Last night I started my return journey when it was light, the air was still warm and cosy, enveloping me, full of promise and sweetness, soft and comfortable like duck’s down in a duvet, pillows soft and comforting, the enchantment of a full night’s sleep without disturbance.  It had been one of those September days that had been warm and so unnoticed, one that I had lost whilst I sat in a boardroom discussing a report with a steering group, listening to fears that had been called up by words in my report, watching the lines being drawn on faces, the smell of cut sandwiches mixed with warmth transforming itself into something stale and watery as the afternoon progressed.

I got in my car and concentrated on the late afternoon light and the swish of cars homing – don’t crash, I don’t want to end here anonymously – while the sky transformed into grey and aloofness and then darkness and the world around me became black with sharp red tail lights, challenging me, forcing me to follow and concentrate.  I showed my mastery of this world, followed the masculine red lights, daring and challenging, and knew I would once more come throug this trip.  Until the next one.


Responses

  1. I love the way you “showed” rather than “told” the answer to the questions I posed…you used details so beautifully in this piece, and they did their work perfectly, pulling me right into your life so I felt myself in that anonymous hotel, that dry boardroom, and into your dusty car.

    Magnificent!

  2. Your last two paragraphs in this entry are particularly beautiful and lush and great reading…”and the lines drawn on faces, the smell of cut sandwiches mixed with warmth …” and “showing mastery of this world, followed the masculine red lights” …. great stuff, Seachanges.

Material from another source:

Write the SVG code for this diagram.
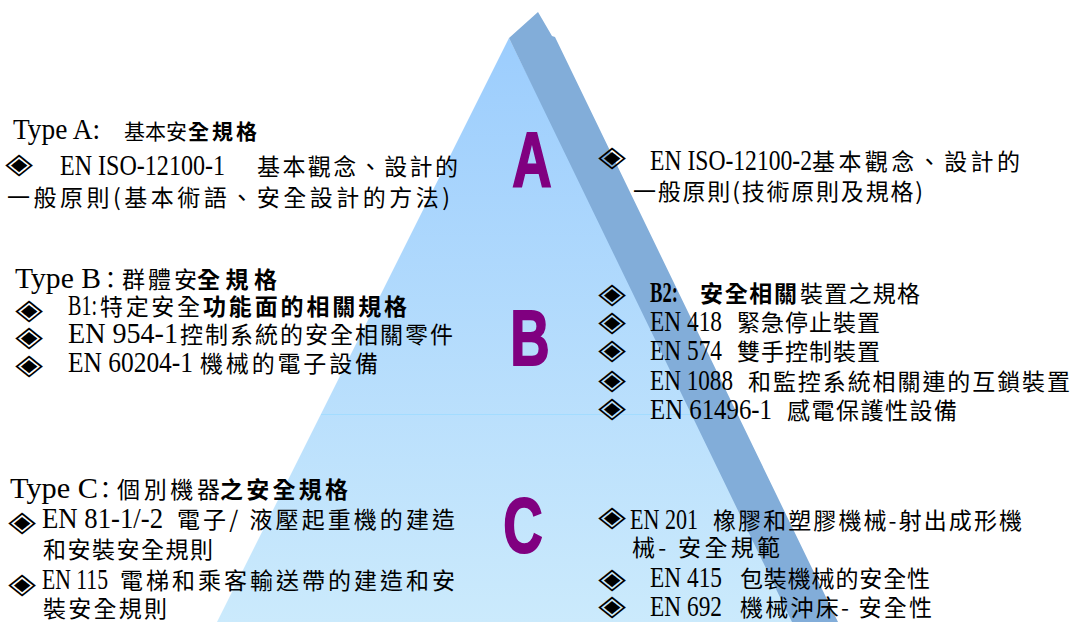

  3. yes, it was one of those weeks… routines and then that feeling there was somehting else I needed to catch, in words. Thank you for your comments.

  4. A lovely post – lovely, detailed writing of your week. I was there with you!

    You said: “I also like to let my imagination go free and I live with my characters and I try to imagine what things are like for them, like my own character – and then I write.”
    That is a great way to get to know your characters – not easy to do, but I think it is really necessary to flesh them out into real people.
    I hope you are having a pleasant weekend, after a long week!

  5. qugrainne: lovely to have you alongside! And yes, the weekend is picking up as I go along… almost gone now.